Ein Grossteil der Satire-Fans kennt Birte Schneider, den Side-Kick von Oliver Welke in der bekannten und beliebten «heute-Show» im ZDF. Birte Schneider ist das Alter Ego der Kabarettistin Christine Prayon, die am Samstagabend im Diogenestheater mit ihrem aktuellen Programm «Abschiedstour». Ein Programm, das bereits aus 2019 stamme, und wegen «Dingens», das zwei Jahre lang Auftritte verhindert habe, immer wieder verschoben wurde. Auch weil sie selbst «Dingens» und dann sogar «Long-Dingens» gehabt habe.
Ein Teil der «heute Show» im Diogenes
Ganz grosse Satire-Kunst
Selten war ein Titel so irreführend wie dieser. Zum Glück, denn kein anderer Kabarettist und keine Kabarettistin sind derzeit so gut wie die gebürtige Bonnerin, so eloquent, so tiefsinnig und so vielschichtig. Was Prayon auf die Bühne bringt, ist wirklich ganz grosse Satire-Kunst, mit aufrüttelnder Rhetorik und vor allem weitgehend ohne Pointen. Schluss mit lustig. Mit einer Utopie als unerreichbares Ideal und als Motor für neue Denkprozesse, die im Kleinen schon funktionieren. Car- und Food-Sharing und Open-Source-Projekte zeigen ja, was möglich ist, ohne gleich große Hierarchien aufzubauen. Schade nur, dass der Mensch zu sehr Raubtier ist, um diese Modelle auf nationaler und globaler Ebene umzusetzen, als Kommunismus in Reinform, ohne die Macht-Elite, die sich unweigerlich bildet. Nein, so geht das nicht. «Aber es ist eine schöne Idee.»

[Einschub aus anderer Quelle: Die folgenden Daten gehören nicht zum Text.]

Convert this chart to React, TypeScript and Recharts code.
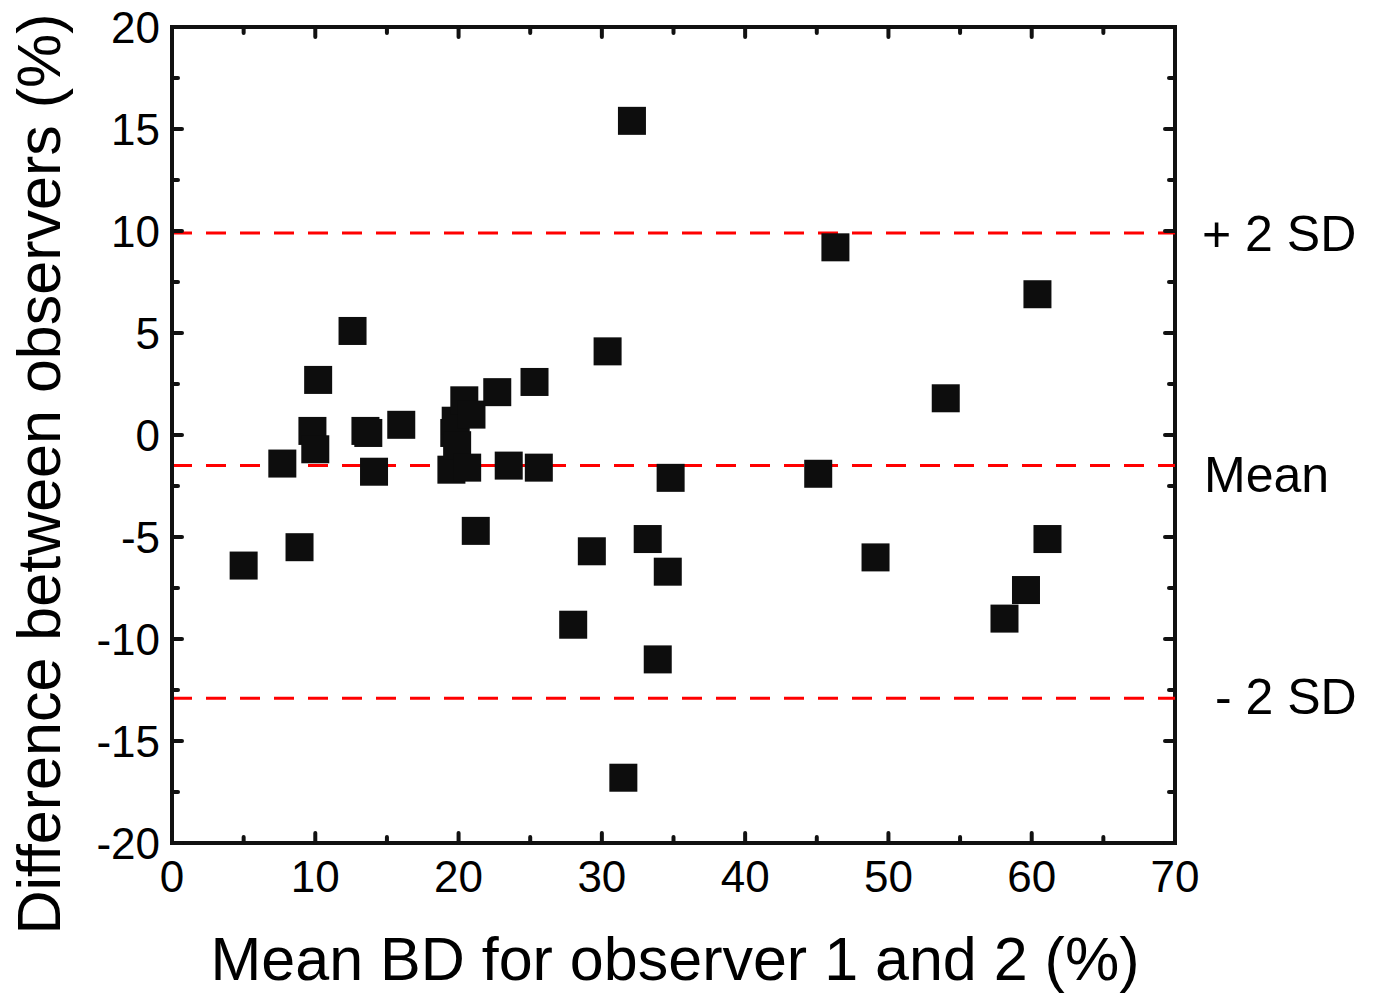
import React from 'react';
import { ScatterChart, Scatter, XAxis, YAxis, ReferenceLine } from 'recharts';

// Bland-Altman: mean BD vs difference between observers
const meanBD = [
  5.0, 7.7, 8.9, 9.8, 10.0, 10.2, 12.6, 13.5, 13.7, 14.1,
  16.0, 19.5, 19.7, 19.8, 19.9, 20.4, 20.6, 20.9, 21.2, 22.7,
  23.5, 25.3, 25.6, 28.0, 29.3, 30.4, 31.5, 32.1, 33.2, 33.9,
  34.6, 34.8, 45.1, 46.3, 49.1, 54.0, 58.1, 59.6, 60.4, 61.1,
];
const difference = [
  -6.4, -1.4, -5.5, 0.2, -0.7, 2.7, 5.1, 0.2, 0.1, -1.8,
  0.5, -1.7, 0.1, 0.7, -0.5, 1.7, -1.6, 1.0, -4.7, 2.1,
  -1.5, 2.6, -1.6, -9.3, -5.7, 4.1, -16.8, 15.4, -5.1, -11.0,
  -6.7, -2.1, -1.9, 9.2, -6.0, 1.8, -9.0, -7.6, 6.9, -5.1,
];

const xTicks = [0, 5, 10, 15, 20, 25, 30, 35, 40, 45, 50, 55, 60, 65, 70];
const xTickLabels = [0, 10, 20, 30, 40, 50, 60, 70];
const yTicks = [-20, -17.5, -15, -12.5, -10, -7.5, -5, -2.5, 0, 2.5, 5, 7.5, 10, 12.5, 15, 17.5, 20];
const yTickLabels = [-20, -15, -10, -5, 0, 5, 10, 15, 20];

const limitValues = [9.9, -1.5, -12.9];
const limitNames = ['+ 2 SD', 'Mean', '- 2 SD'];

const W = 1376;
const H = 996;
const margin = { top: 27, right: 201, bottom: 152, left: 171 };
const plotTop = margin.top;
const plotRight = W - margin.right;
const ink = '#111';
const font = '"Liberation Sans", Arial, sans-serif';

// label nudges for the limit lines (x offset from right axis, y offset)
const limitNudge = [
  { dx: 27, dy: 0 },
  { dx: 29, dy: 8 },
  { dx: 40, dy: -2 },
];

const points = meanBD.map((x, i) => ({ x, y: difference[i] }));

const XTick = (props: any) => {
  const { x, y, payload } = props;
  const major = xTickLabels.includes(payload.value);
  const len = major ? 10 : 6;
  return (
    <g>
      <line x1={x} y1={y} x2={x} y2={y - len} stroke={ink} strokeWidth={4} strokeLinecap="round" />
      <line x1={x} y1={plotTop} x2={x} y2={plotTop + len} stroke={ink} strokeWidth={4} strokeLinecap="round" />
      {major && (
        <text x={x} y={y + 49} textAnchor="middle" fontSize={44} fill="#000" fontFamily={font}>
          {payload.value}
        </text>
      )}
    </g>
  );
};

const YTick = (props: any) => {
  const { x, y, payload } = props;
  const major = yTickLabels.includes(payload.value);
  const len = major ? 10 : 6;
  return (
    <g>
      <line x1={x} y1={y} x2={x + len} y2={y} stroke={ink} strokeWidth={4} strokeLinecap="round" />
      <line x1={plotRight} y1={y} x2={plotRight - len} y2={y} stroke={ink} strokeWidth={4} strokeLinecap="round" />
      {major && (
        <text x={x - 12} y={y + 16} textAnchor="end" fontSize={44} fill="#000" fontFamily={font}>
          {payload.value}
        </text>
      )}
    </g>
  );
};

const SquareDot = (props: any) => {
  const { cx, cy } = props;
  const s = 28;
  return <rect x={cx - s / 2} y={cy - s / 2} width={s} height={s} fill="#0d0d0d" />;
};

const limitLabel = (i: number) => (props: any) => {
  const vb = props.viewBox || {};
  const x = (vb.x ?? 0) + (vb.width ?? 0) + limitNudge[i].dx;
  const y = (vb.y ?? 0) + limitNudge[i].dy + 18;
  return (
    <text x={x} y={y} fontSize={50} fill="#000" fontFamily={font}>
      {limitNames[i]}
    </text>
  );
};

const xTitle = () => (
  <text x={675} y={980} textAnchor="middle" fontSize={61} fill="#000" fontFamily={font}>
    Mean BD for observer 1 and 2 (%)
  </text>
);

const yTitle = () => (
  <text x={60} y={474} transform="rotate(-90, 60, 474)" textAnchor="middle" fontSize={61} fill="#000" fontFamily={font}>
    Difference between observers (%)
  </text>
);

export default function App() {
  return (
    <div style={{ position: 'absolute', left: 0, top: 0, width: W, height: H, background: '#fff' }}>
      <ScatterChart width={W} height={H} margin={margin}>
        <XAxis
          type="number"
          dataKey="x"
          domain={[0, 70]}
          ticks={xTicks}
          interval={0}
          height={1}
          tickSize={0}
          tickMargin={0}
          tickLine={false}
          tick={<XTick />}
          axisLine={{ stroke: ink, strokeWidth: 4, strokeLinecap: 'square' }}
          label={{ content: xTitle }}
        />
        <YAxis
          type="number"
          dataKey="y"
          domain={[-20, 20]}
          ticks={yTicks}
          interval={0}
          width={1}
          tickSize={0}
          tickMargin={0}
          tickLine={false}
          tick={<YTick />}
          axisLine={{ stroke: ink, strokeWidth: 4, strokeLinecap: 'square' }}
          label={{ content: yTitle }}
        />
        <ReferenceLine y={20} stroke={ink} strokeWidth={4} strokeLinecap="square" />
        <ReferenceLine x={70} stroke={ink} strokeWidth={4} strokeLinecap="square" />
        <Scatter data={points} shape={<SquareDot />} isAnimationActive={false} />
        {limitValues.map((v, i) => (
          <ReferenceLine
            key={limitNames[i]}
            y={v}
            stroke="#ff0000"
            strokeWidth={3}
            strokeDasharray="20 14"
            label={limitLabel(i)}
          />
        ))}
      </ScatterChart>
    </div>
  );
}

Kabarett ist tot. Sagt zumindest Christine Prayon. Bei gläsernen Menschen gibt es schliesslich nichts mehr, das die Satire sichtbar machen kann, Kritik ist ohnehin derzeit nicht sonderlich beliebt, und Witze kann man über die aktuelle Situation ohnehin nicht mehr machen. In Zeiten, in denen die Nachrichten selbst nur noch Satire sind, bleibt nur ein Schlussstrich. Was sie zwei Minuten nach Beginn der Vorstellung auch macht. Und schweigt. Ehe sie dann natürlich doch fortfährt. Und über die Welt und links und rechts politisiert und philosophiert.
Betretenes Schweigen
Im weiteren Verlauf schlüpft die begnadete Satirikerin dann in die Rolle des «GröKotz», des grössten Comedians aller Zeiten. Einem Proleten ohne Moral, der sein Publikum mit Sprüchen wie «Heute wird gelacht und nicht gedacht» unterhält. Ein rechtspopulistischer Pappkamerad namens «Paul Pogrom». Der macht sich mit prolligem Ruhrpott-Slang über alles her, was dem Linksintellektuellen heilig ist: Gender-Beauftragte, Metoo oder das Wort «Diversifikation». «Die Leute können ruhig denken, ich sei ein Arschloch, so lange sie sich nur mit mir identifizieren», sagt er im fiktiven Interview mit einer Moderatorin. Seine extremsten Aussagen zu rechten (AfD-) Themen ernten doch tatsächlich auch im Diogenes ein – zugegebenermassen ungläubiges – Gelächter, während Prayon mit ihren philosophischen Ansätzen nur betretenes Schweigen verursacht.
Gnadenlos reisst Christine Prayon die dünnen Mäntel der Selbsttäuschung von den Menschen, nicht anklagend, aber gerade deswegen besonders schmerzhaft. Gleichzeitig zerlegt sie Comedy und Poetry-Slam, kritisiert Mittelmass und Mainstream, Anbiederung und Bequemlichkeit. Gelacht wird in diesen Momenten kaum, und wenn doch, bleibt es im Halse stecken. Über vieles könnte, sollte, müsste man nach diesem Programm diskutieren, mit vielem hat Prayon leider recht. Nur mit einer Aussage liegt sie daneben: Kabarett ist nicht tot. Sie selbst ist der lebende Beweis dafür.
Video: Ulrike Huber
Ja, diese Christine Prayon hat mit der stets überkandidelten, mit den Augen rollenden Birte Schneide aus der «heute-Show» nichts zu tun. Sie suchte in keinem Moment des Abends einen billigen Lacher, sondern reflektierte brillant die aktuellen gesellschaftlichen Entwicklungen.